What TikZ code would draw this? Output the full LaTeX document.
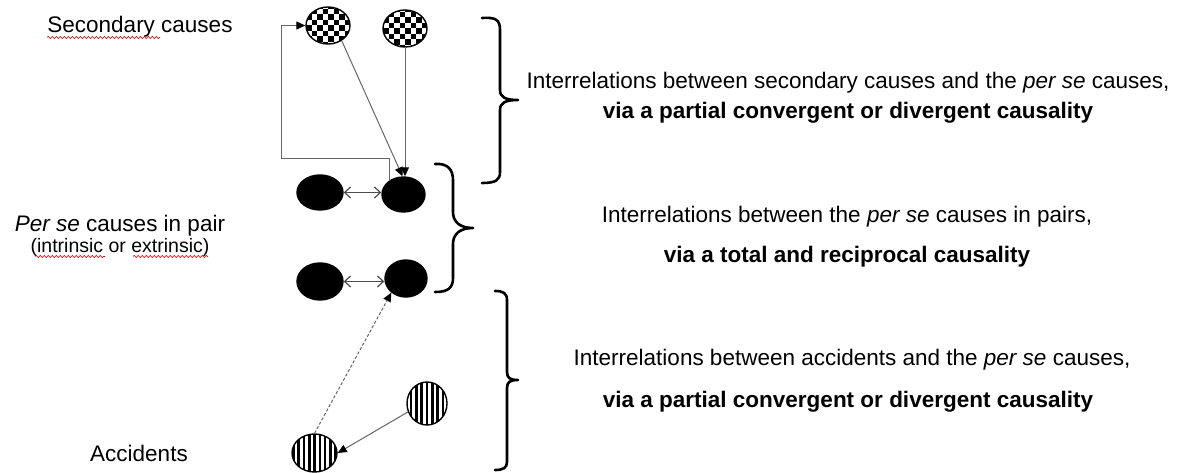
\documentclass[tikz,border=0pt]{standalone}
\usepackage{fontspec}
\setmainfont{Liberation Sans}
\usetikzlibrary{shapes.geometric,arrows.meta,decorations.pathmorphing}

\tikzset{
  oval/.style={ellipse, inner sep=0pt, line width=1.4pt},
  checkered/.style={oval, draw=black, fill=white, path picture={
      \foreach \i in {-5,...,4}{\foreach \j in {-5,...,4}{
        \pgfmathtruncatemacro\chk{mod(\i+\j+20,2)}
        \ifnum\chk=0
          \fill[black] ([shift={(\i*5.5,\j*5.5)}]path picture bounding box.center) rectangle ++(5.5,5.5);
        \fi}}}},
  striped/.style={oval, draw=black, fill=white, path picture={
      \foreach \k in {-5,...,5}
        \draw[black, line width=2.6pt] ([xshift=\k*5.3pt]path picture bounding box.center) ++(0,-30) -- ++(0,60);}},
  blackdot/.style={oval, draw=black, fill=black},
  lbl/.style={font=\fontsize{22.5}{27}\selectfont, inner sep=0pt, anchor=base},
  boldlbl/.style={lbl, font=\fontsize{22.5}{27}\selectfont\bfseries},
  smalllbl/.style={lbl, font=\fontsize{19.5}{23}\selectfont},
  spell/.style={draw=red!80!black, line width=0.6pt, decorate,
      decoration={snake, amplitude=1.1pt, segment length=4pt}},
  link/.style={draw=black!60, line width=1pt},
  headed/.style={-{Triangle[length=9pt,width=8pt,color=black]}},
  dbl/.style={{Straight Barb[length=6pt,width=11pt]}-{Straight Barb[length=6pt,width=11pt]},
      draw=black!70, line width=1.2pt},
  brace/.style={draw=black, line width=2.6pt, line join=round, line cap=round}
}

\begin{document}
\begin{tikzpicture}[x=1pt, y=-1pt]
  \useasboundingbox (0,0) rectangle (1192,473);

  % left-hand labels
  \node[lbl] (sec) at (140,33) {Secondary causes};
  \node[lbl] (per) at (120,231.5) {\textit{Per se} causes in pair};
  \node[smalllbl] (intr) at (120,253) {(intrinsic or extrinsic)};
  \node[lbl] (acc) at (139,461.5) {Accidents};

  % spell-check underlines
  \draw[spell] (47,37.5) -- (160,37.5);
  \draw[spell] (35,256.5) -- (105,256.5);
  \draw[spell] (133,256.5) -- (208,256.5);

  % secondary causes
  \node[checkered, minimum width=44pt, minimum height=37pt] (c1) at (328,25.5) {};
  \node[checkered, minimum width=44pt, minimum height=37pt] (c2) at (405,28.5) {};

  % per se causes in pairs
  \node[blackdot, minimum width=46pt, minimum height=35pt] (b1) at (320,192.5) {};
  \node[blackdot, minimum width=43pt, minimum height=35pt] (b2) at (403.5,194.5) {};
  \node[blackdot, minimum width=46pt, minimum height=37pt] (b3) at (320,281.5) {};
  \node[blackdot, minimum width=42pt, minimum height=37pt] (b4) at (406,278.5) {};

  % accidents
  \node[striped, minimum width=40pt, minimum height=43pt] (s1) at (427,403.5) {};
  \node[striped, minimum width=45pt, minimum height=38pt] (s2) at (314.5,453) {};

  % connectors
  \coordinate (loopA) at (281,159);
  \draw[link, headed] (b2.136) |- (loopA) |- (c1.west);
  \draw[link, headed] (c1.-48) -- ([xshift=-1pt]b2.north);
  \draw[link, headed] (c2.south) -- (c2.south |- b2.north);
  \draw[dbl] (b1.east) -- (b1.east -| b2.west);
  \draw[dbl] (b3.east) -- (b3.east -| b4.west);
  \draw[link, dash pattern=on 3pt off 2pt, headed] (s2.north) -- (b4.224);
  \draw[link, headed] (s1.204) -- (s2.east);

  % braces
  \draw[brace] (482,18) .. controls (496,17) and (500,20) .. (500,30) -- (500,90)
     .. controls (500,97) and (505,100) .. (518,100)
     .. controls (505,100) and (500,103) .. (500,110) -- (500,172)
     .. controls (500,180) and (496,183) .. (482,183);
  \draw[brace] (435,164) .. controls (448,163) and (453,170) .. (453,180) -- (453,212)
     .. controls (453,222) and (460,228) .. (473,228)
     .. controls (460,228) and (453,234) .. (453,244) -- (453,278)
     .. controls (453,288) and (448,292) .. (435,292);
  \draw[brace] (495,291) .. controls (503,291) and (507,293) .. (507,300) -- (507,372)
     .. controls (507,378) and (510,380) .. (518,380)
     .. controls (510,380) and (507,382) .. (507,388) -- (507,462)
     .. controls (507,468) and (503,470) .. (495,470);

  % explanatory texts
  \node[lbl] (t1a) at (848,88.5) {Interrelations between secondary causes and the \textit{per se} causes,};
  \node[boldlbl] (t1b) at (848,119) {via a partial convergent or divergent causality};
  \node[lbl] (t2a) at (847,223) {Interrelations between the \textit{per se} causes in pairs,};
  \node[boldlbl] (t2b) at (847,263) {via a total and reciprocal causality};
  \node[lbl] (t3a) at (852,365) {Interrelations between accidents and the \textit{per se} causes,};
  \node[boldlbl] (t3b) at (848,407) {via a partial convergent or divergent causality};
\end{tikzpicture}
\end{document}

##############################

[TO DO]: Leave out any pictures, please, and quote only the lines from the top of the data through the line that contains "(133,256.5) -- (208,256.5);".

[FINISHED TASK]:
What TikZ code would draw this? Output the full LaTeX document.
\documentclass[tikz,border=0pt]{standalone}
\usepackage{fontspec}
\setmainfont{Liberation Sans}
\usetikzlibrary{shapes.geometric,arrows.meta,decorations.pathmorphing}

\tikzset{
  oval/.style={ellipse, inner sep=0pt, line width=1.4pt},
  checkered/.style={oval, draw=black, fill=white, path picture={
      \foreach \i in {-5,...,4}{\foreach \j in {-5,...,4}{
        \pgfmathtruncatemacro\chk{mod(\i+\j+20,2)}
        \ifnum\chk=0
          \fill[black] ([shift={(\i*5.5,\j*5.5)}]path picture bounding box.center) rectangle ++(5.5,5.5);
        \fi}}}},
  striped/.style={oval, draw=black, fill=white, path picture={
      \foreach \k in {-5,...,5}
        \draw[black, line width=2.6pt] ([xshift=\k*5.3pt]path picture bounding box.center) ++(0,-30) -- ++(0,60);}},
  blackdot/.style={oval, draw=black, fill=black},
  lbl/.style={font=\fontsize{22.5}{27}\selectfont, inner sep=0pt, anchor=base},
  boldlbl/.style={lbl, font=\fontsize{22.5}{27}\selectfont\bfseries},
  smalllbl/.style={lbl, font=\fontsize{19.5}{23}\selectfont},
  spell/.style={draw=red!80!black, line width=0.6pt, decorate,
      decoration={snake, amplitude=1.1pt, segment length=4pt}},
  link/.style={draw=black!60, line width=1pt},
  headed/.style={-{Triangle[length=9pt,width=8pt,color=black]}},
  dbl/.style={{Straight Barb[length=6pt,width=11pt]}-{Straight Barb[length=6pt,width=11pt]},
      draw=black!70, line width=1.2pt},
  brace/.style={draw=black, line width=2.6pt, line join=round, line cap=round}
}

\begin{document}
\begin{tikzpicture}[x=1pt, y=-1pt]
  \useasboundingbox (0,0) rectangle (1192,473);

  % left-hand labels
  \node[lbl] (sec) at (140,33) {Secondary causes};
  \node[lbl] (per) at (120,231.5) {\textit{Per se} causes in pair};
  \node[smalllbl] (intr) at (120,253) {(intrinsic or extrinsic)};
  \node[lbl] (acc) at (139,461.5) {Accidents};

  % spell-check underlines
  \draw[spell] (47,37.5) -- (160,37.5);
  \draw[spell] (35,256.5) -- (105,256.5);
  \draw[spell] (133,256.5) -- (208,256.5);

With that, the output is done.